On Wednesday 16 October 2002 09:30 am, (Via wrote:
> On Wed, 2002-10-16 at 02:29, Gavin Sherry wrote:
> > On 16 Oct 2002, Hannu Krosing wrote:
> > > On Wed, 2002-10-16 at 05:22, Gavin Sherry wrote:
> > > > Hi all,
> > > >
> > > > I'm thinking that there is an improvement to vacuum which could be
> > > > made for 7.4. VACUUM FULLing large, heavily updated tables is a pain.
> > > > There's very little an application can do to minimise dead-tuples,
> > > > particularly if the table is randomly updated. Wouldn't it be
> > > > beneficial if VACUUM could have a parameter which specified how much
> > > > of the table is vacuumed. That is, you could specify:
> > > >
> > > > VACUUM FULL test 20 precent;
> > >
> > > What about
> > >
> > > VACUUM FULL test WORK 5 SLEEP 50;
> > >
> > > meaning to VACUUM FULL the whole table, but to work in small chunks and
> > > relaese all locks and let others access the tables between these ?
> >
> > Great idea.

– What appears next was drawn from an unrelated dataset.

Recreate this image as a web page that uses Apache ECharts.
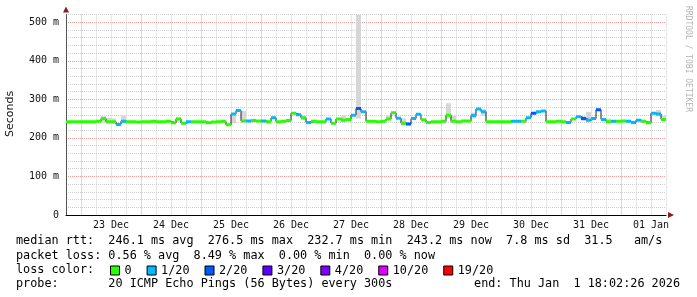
<!DOCTYPE html>
<html><head><meta charset="utf-8">
<script src="https://cdn.jsdelivr.net/npm/echarts@6/dist/echarts.min.js"></script>
<style>html,body{margin:0;padding:0;background:#fff}#c{width:697px;height:297px}</style>
</head><body><div id="c"></div>
<script>
// time sampling: hours relative to 23 Dec 00:00, one sample every 2 h
const startHour = -6;
const stepHours = 2;
const dayLabels = ['23 Dec','24 Dec','25 Dec','26 Dec','27 Dec','28 Dec','29 Dec','30 Dec','31 Dec','01 Jan'];
const yTickLabels = ['0','100 m','200 m','300 m','400 m','500 m'];
const medianMs = [
  242,242,242,242,242,242,243,250,242,242,
  235,243,242,242,241,242,242,243,242,242,
  243,239,249,238,242,242,242,242,239,241,
  242,243,234,262,271,244,244,245,244,244,
  242,252,242,243,245,264,260,252,240,243,
  242,242,249,238,249,246,248,259,276,268,
  243,243,242,243,249,265,251,238,236,250,
  261,247,240,242,242,243,259,243,242,244,
  244,258,275,268,242,242,242,242,242,243,
  243,243,252,264,268,270,242,242,243,242,
  240,249,255,250,246,250,273,248,242,243,
  243,244,243,240,246,243,239,264,262,248
];
const lossLevel = [
  0,0,0,0,0,0,0,0,0,0,
  1,1,0,0,0,0,0,0,0,0,
  0,0,0,0,1,0,0,0,0,0,
  0,0,0,1,1,0,1,0,0,1,
  0,1,0,0,0,0,1,0,1,0,
  0,0,1,0,0,0,0,1,2,1,
  0,0,0,0,0,0,1,0,2,1,
  1,0,0,0,0,0,0,0,0,0,
  0,1,1,1,0,0,0,0,0,1,
  1,0,1,2,1,1,0,0,0,0,
  1,0,1,2,1,1,2,1,0,1,
  0,0,1,1,1,0,0,1,1,0
];
const lossNames = ['0','1/20','2/20','3/20','4/20','10/20','19/20'];
const lossColors = ['#26ff00','#00b8ff','#0059ff','#5e00ff','#7e00ff','#dd00ff','#ff0000'];
const smokeBucket = [7,8,9,11,22,33,35,47,55,58,64,67,76,77,81,83,103,104,108,118,119];
const smokeLow    = [240,240,238,238,242,238,244,246,242,250,245,232,250,245,250,258,244,244,240,256,244];
const smokeHigh   = [256,252,250,258,254,262,270,258,258,520,258,250,290,258,266,274,256,268,250,272,258];
const statsRtt  = 'median rtt:  246.1 ms avg  276.5 ms max  232.7 ms min  243.2 ms now  7.8 ms sd  31.5   am/s';
const statsLoss = 'packet loss: 0.56 % avg  8.49 % max  0.00 % min  0.00 % now';
const lossTitle = 'loss color:';
const probeText = 'probe:       20 ICMP Echo Pings (56 Bytes) every 300s';
const endText   = 'end: Thu Jan  1 18:02:26 2026';
const watermark = 'RRDTOOL / TOBI OETIKER';

const xMin = startHour, xMax = startHour + medianMs.length * stepHours;
const MONO = '"DejaVu Sans Mono", monospace';
const GRAY = '#cfcfcf', RED = 'rgba(225,90,90,0.6)';

function bandItem(params, api) {
  const p0 = api.coord([api.value(0), api.value(2)]);
  const p1 = api.coord([api.value(1), api.value(2)]);
  return {type:'rect', shape:{x:p0[0], y:p0[1]-1.5, width:p1[0]-p0[0], height:3},
          style:{fill: api.visual('color')}};
}
function smokeItem(params, api) {
  const p0 = api.coord([api.value(0), api.value(3)]);
  const p1 = api.coord([api.value(1), api.value(2)]);
  return {type:'rect', shape:{x:p0[0], y:p0[1], width:p1[0]-p0[0], height:p1[1]-p0[1]},
          style:{fill:'#d6d6d6'}};
}

const smokeData = smokeBucket.map((b, k) => [startHour + b*stepHours, startHour + (b+1)*stepHours, smokeLow[k], smokeHigh[k]]);
const lineData = medianMs.map((v, i) => [startHour + i*stepHours, v]);
lineData.push([xMax, medianMs[medianMs.length-1]]);

const series = [
  {type:'custom', name:'smoke', renderItem: smokeItem, data: smokeData, clip:true,
   encode:{x:[0,1], y:[2,3]}, z:1, silent:true},
  {type:'line', name:'median', data: lineData, step:'end', symbol:'none', z:2,
   lineStyle:{color:'#202020', width:1}, silent:true}
];
lossNames.forEach((name, L) => {
  series.push({type:'custom', name, renderItem: bandItem, clip:true, z:3,
    itemStyle:{color: lossColors[L]},
    encode:{x:[0,1], y:2},
    data: medianMs.map((v, i) => lossLevel[i] === L ? [startHour+i*stepHours, startHour+(i+1)*stepHours, v] : null).filter(Boolean)});
});

const chart = echarts.init(document.getElementById('c'), null, {renderer:'canvas'});
chart.setOption({
  animation:false,
  backgroundColor:'#ffffff',
  grid:{left:66, right:31, top:14.5, bottom:82},
  xAxis:[{
    type:'value', min:xMin, max:xMax, interval:6,
    axisLine:{onZero:false, lineStyle:{color:'#000', width:1}},
    axisTick:{show:false},
    axisLabel:{formatter: v => (((v % 24) + 24) % 24 === 12) ? dayLabels[(v-12)/24] : '',
      fontFamily:MONO, fontSize:10, color:'#111', margin:5},
    splitLine:{show:true, lineStyle:{color:[GRAY, RED, GRAY, GRAY], type:[1,1], width:1}}
  },{
    type:'value', min:xMin, max:xMax, show:true, position:'bottom',
    axisLine:{show:true, onZero:false, symbol:['none','triangle'], symbolSize:[6,6], symbolOffset:[0,5],
      lineStyle:{color:'#8b1c1c', width:0.01}},
    axisTick:{show:false}, axisLabel:{show:false}, splitLine:{show:false}
  }],
  yAxis:[{
    type:'value', min:0, max:520, interval:20,
    axisLine:{show:true, onZero:false, lineStyle:{color:'#555', width:1}},
    axisTick:{show:false},
    axisLabel:{formatter: v => (v % 100 === 0) ? yTickLabels[v/100] : '',
      fontFamily:MONO, fontSize:10, color:'#111', margin:7},
    splitLine:{show:true, lineStyle:{color:[RED, GRAY, GRAY, GRAY, GRAY], type:[1,1], width:1}}
  },{
    type:'value', min:0, max:520, position:'left', show:true,
    axisLine:{show:true, onZero:false, symbol:['none','triangle'], symbolSize:[6,6], symbolOffset:[0,5],
      lineStyle:{color:'#8b1c1c', width:0.01}},
    axisTick:{show:false}, axisLabel:{show:false}, splitLine:{show:false}
  }],
  legend:{left:110, top:264.5, padding:0, itemWidth:9, itemHeight:9, itemGap:15, icon:'rect',
    selectedMode:false, data: lossNames,
    itemStyle:{borderColor:'#000', borderWidth:1},
    textStyle:{fontFamily:MONO, fontSize:11.8, color:'#000', padding:[0,0,0,0]}},
  graphic:[
    {type:'text', x:10, y:114, rotation:Math.PI/2,
     style:{text:'Seconds', font:'11px "DejaVu Sans", sans-serif', fill:'#111', align:'center', verticalAlign:'middle'}},
    {type:'text', x:688, y:59, rotation:-Math.PI/2,
     style:{text:watermark, font:'8px ' + MONO, fill:'#b4b4b4', align:'center', verticalAlign:'middle'}},
    {type:'text', x:16, y:241, style:{text:statsRtt, font:'11.8px ' + MONO, fill:'#000', verticalAlign:'middle'}},
    {type:'text', x:16, y:255.5, style:{text:statsLoss, font:'11.8px ' + MONO, fill:'#000', verticalAlign:'middle'}},
    {type:'text', x:16, y:269.5, style:{text:lossTitle, font:'11.8px ' + MONO, fill:'#000', verticalAlign:'middle'}},
    {type:'text', x:16, y:283.5, style:{text:probeText, font:'11.8px ' + MONO, fill:'#000', verticalAlign:'middle'}},
    {type:'text', x:680, y:283.5, style:{text:endText, font:'11.8px ' + MONO, fill:'#000', align:'right', verticalAlign:'middle'}}
  ],
  series
});
</script></body></html>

I think this could work as a complement to the idea I had. To
> > answer Tom's question, how would we know what we've vacuumed, we could
> > store the range of tids we've vacuumed in pg_class. Or, we could store
> > the block offset of where we left off vacuuming before and using stats,
> > run for another X% of the heap. Is this possible?
>
> Why couldn't you start your % from the first rotten/dead tuple? Just
> reading through trying to find the first tuple to start counting from
> wouldn't hold locks would it? That keeps you from having to track stats
> and ensures that X% of the tuples will be vacuumed.